Upon our arrival in Shimoni, our group of volunteers was split in three: (i) marine research; (ii) forest research and; (iii) community development. We, Anisah (USA), Fernando (Brazil) and Jessica (Australia), were assigned to marine research. Our marine research group crossed the channel to the Mkwiro Base in the Wasini Island, where we will be staying for the next 1-2 weeks.

-- View of Wasini Island from the boat --

We were all pleasantly surprised with the living conditions at the Mkwiro Base. There is a nice big communal area, an organized kitchen, nice bunk beds and nice clean squat toilets. Although the supply of electricity and fresh water are limited, the Mkwiro Base has everything the staff and volunteers would need, as well as an incredible community spirit. The staff and volunteers at the Mkwiro Base live under a very functional community system, where everyone shares tasks, including cooking and washing. Furthermore, most of the practices at the Mkwiro Base are environmentally friendly, which means sink water is recycled in the toilets and so forth. It has been quite pleasant to live at the Mkwiro Base.
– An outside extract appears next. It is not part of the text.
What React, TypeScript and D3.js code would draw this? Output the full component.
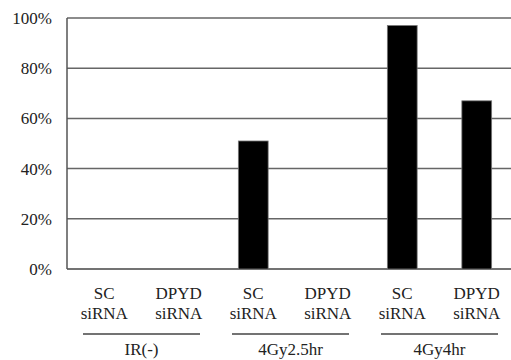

And… as for the creepy crawlies, it’s not the big mosquitoes you have to worry about, it’s the tiny flies that attack your ears and elbows!

-- Life on base - the communal living area --
The first couple of days were designed to adapt volunteers to their new tasks and activities, including lectures on marine life. So far so good! We are enthusiastic to the point of “fighting” for tasks at the Mkwiro Base. We are also “dying” to spot bottlenose and humpback dolphins. In the next few weeks we will put our boat boots on and hop on Bardan (“the boat”) to explore the area. We are very excited and we are sure we will have an absolutely fantastic time performing marine research. Buckle up, because we will rock Mkwiro!